= William Soesbe Harbert =

American lawyer

William Soesbe Harbert (September 17, 1842 – March 24, 1919) was an American lawyer, judge, social activist, philanthropist, and Civil War soldier. He enlisted in the 85th Indiana Regiment at the beginning of the American Civil War where he established himself as an officer. His official enlistment date was on August 14, 1862, at the rank of Sergeant and he left in July 1865 at the rank of Lieutenant. Harbert originally attended law school in Bloomington, Indiana but later received his law degree from the University of Michigan. He practiced law in Des Moines, Iowa from 1867–1872 until he moved to Chicago to head the law office of Harbert & Daley.

==Early years and education==
Harbert was born September 17, 1842, at Terre Haute, Indiana, the son of Solomon and Amadine (Watson) Harbert—the former a descendant of a Virginian family of English ancestry, and the latter a native of Bardstown, Kentucky. At an early age, Harbert attended the public schools of Terre Haute, preparatory to a course in Franklin College, at Franklin, Indiana. From that institution, he went to Wabash College, Crawfordsville, Indiana, and from there to the University of Michigan, where he remained till he completed his sophomore year. In 1862, he enlisted as a volunteer in the Union Army, and on his return from the field, matriculated in the Law Department of Indiana University Bloomington remaining there one year, when he entered the Law Department of the University of Michigan, at Ann Arbor, where he received his degree in 1867.

==Career==
Also in 1867, he located at Des Moines, Iowa; was admitted to the bar, remaining there seven years. During that time, he served as Assistant United States District Attorney, and being also a member of the law firm of Harbert & Clark. He removed to Chicago in 1874, where he resumed practice as the senior member of the firm of Harbert & Daly. This partnership was succeeded by that of Harbert, Curran & Harbert, the junior partner being his only son, Arthur Boynton Harbert. Upon the death of his son, in 1900, the firm was dissolved, and Harbert practiced alone.

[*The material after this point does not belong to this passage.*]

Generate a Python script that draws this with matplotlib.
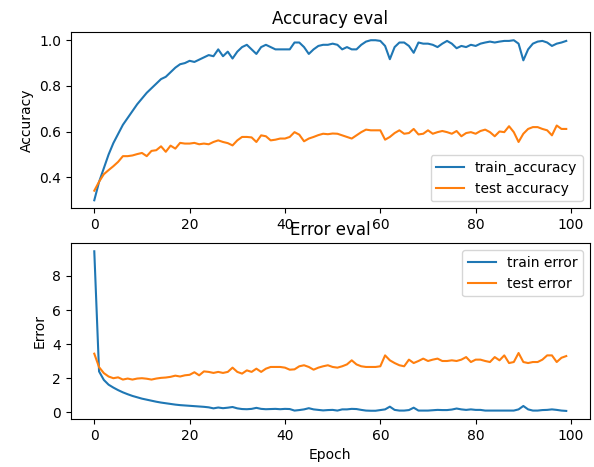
import matplotlib

matplotlib.use("Agg")

import matplotlib.pyplot as plt

# значения (100 эпох)
train_accuracy = [
    0.30, 0.38, 0.44, 0.50, 0.55, 0.59, 0.63, 0.66, 0.69, 0.72,
    0.745, 0.77, 0.79, 0.81, 0.83, 0.84, 0.86, 0.88, 0.895, 0.90,
    0.91, 0.905, 0.915, 0.925, 0.935, 0.93, 0.96, 0.93, 0.95, 0.92,
    0.95, 0.97, 0.98, 0.96, 0.94, 0.97, 0.98, 0.97, 0.96, 0.96,
    0.96, 0.96, 0.99, 0.99, 0.97, 0.94, 0.96, 0.975, 0.98, 0.98,
    0.985, 0.98, 0.96, 0.97, 0.96, 0.96, 0.98, 0.994, 1.0, 1.0,
    0.997, 0.975, 0.917, 0.97, 0.99, 0.99, 0.975, 0.945, 0.99, 0.985,
    0.985, 0.98, 0.97, 0.985, 0.997, 0.985, 0.965, 0.975, 0.97, 0.98,
    0.975, 0.985, 0.99, 0.994, 0.99, 0.994, 0.997, 0.997, 1.0, 0.985,
    0.912, 0.96, 0.985, 0.994, 0.997, 0.99, 0.975, 0.985, 0.99, 0.997,
]
test_accuracy = [
    0.342, 0.381, 0.414, 0.432, 0.449, 0.468, 0.493, 0.493, 0.496, 0.502,
    0.507, 0.493, 0.516, 0.519, 0.536, 0.512, 0.539, 0.526, 0.551, 0.548,
    0.548, 0.551, 0.545, 0.548, 0.545, 0.555, 0.562, 0.555, 0.550, 0.540,
    0.562, 0.577, 0.577, 0.575, 0.555, 0.584, 0.580, 0.562, 0.565, 0.570,
    0.570, 0.577, 0.598, 0.587, 0.558, 0.570, 0.577, 0.585, 0.591, 0.589,
    0.592, 0.591, 0.584, 0.577, 0.570, 0.584, 0.598, 0.609, 0.606, 0.606,
    0.606, 0.565, 0.577, 0.594, 0.606, 0.591, 0.594, 0.612, 0.588, 0.591,
    0.606, 0.591, 0.598, 0.603, 0.598, 0.591, 0.603, 0.580, 0.594, 0.598,
    0.591, 0.603, 0.609, 0.598, 0.580, 0.601, 0.598, 0.624, 0.598, 0.555,
    0.591, 0.612, 0.620, 0.620, 0.612, 0.606, 0.584, 0.627, 0.612, 0.612,
]
train_error = [
    9.45, 2.4, 1.9, 1.62, 1.45, 1.3, 1.17, 1.06, 0.96, 0.88,
    0.80, 0.74, 0.68, 0.62, 0.57, 0.53, 0.49, 0.45, 0.42, 0.40,
    0.38, 0.36, 0.34, 0.32, 0.29, 0.23, 0.28, 0.24, 0.27, 0.31,
    0.23, 0.19, 0.18, 0.20, 0.26, 0.20, 0.18, 0.19, 0.20, 0.18,
    0.20, 0.19, 0.10, 0.13, 0.17, 0.24, 0.17, 0.14, 0.11, 0.13,
    0.14, 0.10, 0.17, 0.17, 0.20, 0.19, 0.14, 0.10, 0.09, 0.09,
    0.13, 0.17, 0.33, 0.14, 0.10, 0.10, 0.13, 0.27, 0.10, 0.10,
    0.10, 0.12, 0.14, 0.13, 0.13, 0.16, 0.22, 0.17, 0.14, 0.17,
    0.14, 0.14, 0.10, 0.10, 0.10, 0.10, 0.10, 0.10, 0.10, 0.17,
    0.37, 0.17, 0.10, 0.10, 0.13, 0.14, 0.17, 0.14, 0.10, 0.08,
]
test_error = [
    3.44, 2.65, 2.3, 2.1, 2.0, 2.05, 1.92, 1.98, 1.92, 1.98,
    2.0, 1.97, 1.92, 1.98, 2.02, 2.04, 2.08, 2.15, 2.1, 2.17,
    2.2, 2.35, 2.17, 2.4, 2.37, 2.31, 2.37, 2.31, 2.37, 2.62,
    2.37, 2.27, 2.46, 2.37, 2.56, 2.37, 2.56, 2.66, 2.66, 2.66,
    2.62, 2.50, 2.52, 2.70, 2.76, 2.66, 2.50, 2.62, 2.70, 2.76,
    2.66, 2.62, 2.70, 2.81, 3.05, 2.81, 2.70, 2.66, 2.66, 2.66,
    2.70, 3.34, 3.05, 2.89, 2.76, 2.70, 3.09, 2.89, 3.01, 3.15,
    3.01, 3.09, 3.15, 3.01, 3.01, 3.05, 3.01, 3.09, 3.24, 2.95,
    3.09, 3.09, 3.01, 2.95, 3.24, 3.05, 3.34, 2.89, 2.95, 3.48,
    2.95, 2.89, 2.95, 2.95, 3.09, 3.34, 3.34, 2.95, 3.20, 3.30,
]
epochs = list(range(len(train_accuracy)))

fig = plt.figure(figsize=(5.94, 4.67), dpi=100)
ax1 = fig.add_axes([0.119, 0.554, 0.874, 0.377])
ax2 = fig.add_axes([0.119, 0.103, 0.874, 0.376])

# точность
ax1.plot(epochs, train_accuracy, label="train_accuracy")
ax1.plot(epochs, test_accuracy, label="test accuracy")
ax1.set_ylabel("Accuracy")
ax1.legend(loc="lower right")
ax1.set_title("Accuracy eval")

# ошибка
ax2.plot(epochs, train_error, label="train error")
ax2.plot(epochs, test_error, label="test error")
ax2.set_ylabel("Error")
ax2.set_xlabel("Epoch")
ax2.legend(loc="upper right")
ax2.set_title("Error eval")

fig.savefig("out.png", dpi=100)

The year following the outbreak of the Civil War and while a student, then 20 years of age, Harbert enlisted as a private in Company C Eighty-fifth Indiana Volunteers and was in active service until 1865. During the period of his military career, he served on the staff of Gen. John Colburn, Gen. Benjamin Harrison, and Major-General W. T. Ward. He was engaged in the campaigns against Atlanta and Savannah and was with General Sherman on his march to the sea. At the first battle of Franklin, Tennessee, he was taken prisoner and spent two months in Libby Prison. He was brevetted as Captain "for distinguished meritorious services." Harbert was prominent in philanthropic work and, for seven years, was president of the Board of Managers of the "Forward Movement," a social settlement organization. He holds membership in and was active in furthering the enterprises of a number of philanthropic organizations.

==Personal life==
In his religious and political affiliations. Harbert was independent. He believed in municipal control of public utilities, assisted in the establishment of the Juvenile Court, the adoption of the indeterminate sentence law, and advocated the placing of a limitation on the power to grant, by will, large sums to single individuals.

On October 18, 1870, Harbert married Elizabeth Morrison Boynton, an author, lecturer, reformer and philanthropist. There were three children from the union, Arthur Boynton, Corinne Boynton, and Boynton Elizabeth. Harbert died in Pasadena, California on March 24, 1919.